During the 2012 election, the Beacon Journal approached several federal and state politicians to ask simple questions about civility. Only two responded, one who was running unopposed and one who was retiring and not running.

Ted Celeste says incivility is still dividing Ohio’s political atmosphere. He said part of the problem comes when the General Assembly is controlled by a single party and the minority party is shut out of the legislative process.

“It creates a hostile attitude,” he said. “So when the one side that’s been in the minority for a long time gets to be in the majority side, instead of saying ‘Gee, I’m going to work with these people,’ they say ‘We’re going to stick it to them.’ ”

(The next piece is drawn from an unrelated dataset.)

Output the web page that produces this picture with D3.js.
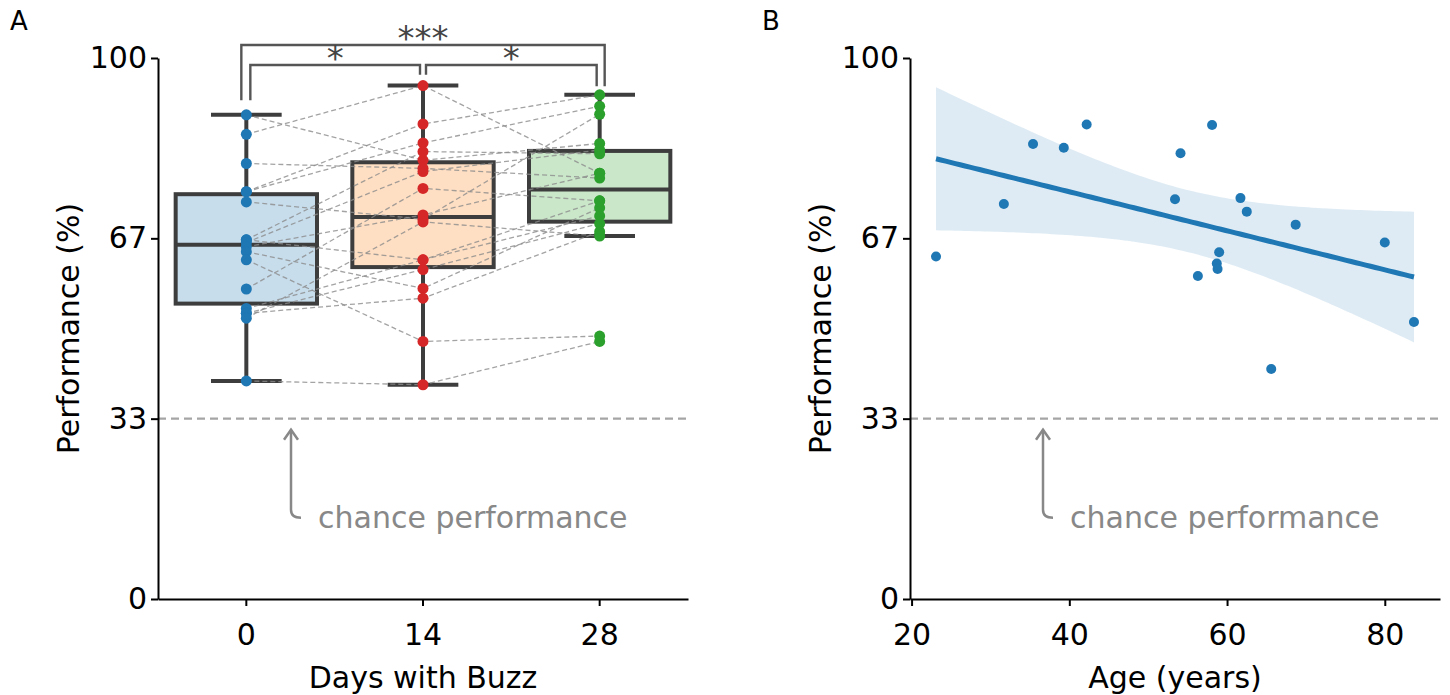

LaRose sees support for changing political culture, and it might start with social events like the Sept. 17 meeting.

“Good ideas tend to catch fire like a brush fire and hopefully you start seeing it in other states as well,” he said. “Having talked to legislators in other states, there are folks who want to do it. It just takes some effort.”

Celeste travels the country promoting civility and sees similar support, leading him to consider generating the financial support that is the lifeblood of political movements.

“I think the time is right,” he said. “My ultimate view is this: There has to be positive reinforcement for this, and in the name of the political game, it’s all about money…. I’m looking for a PAC, a nonpartisan PAC, that is supportive of people who go through this process.”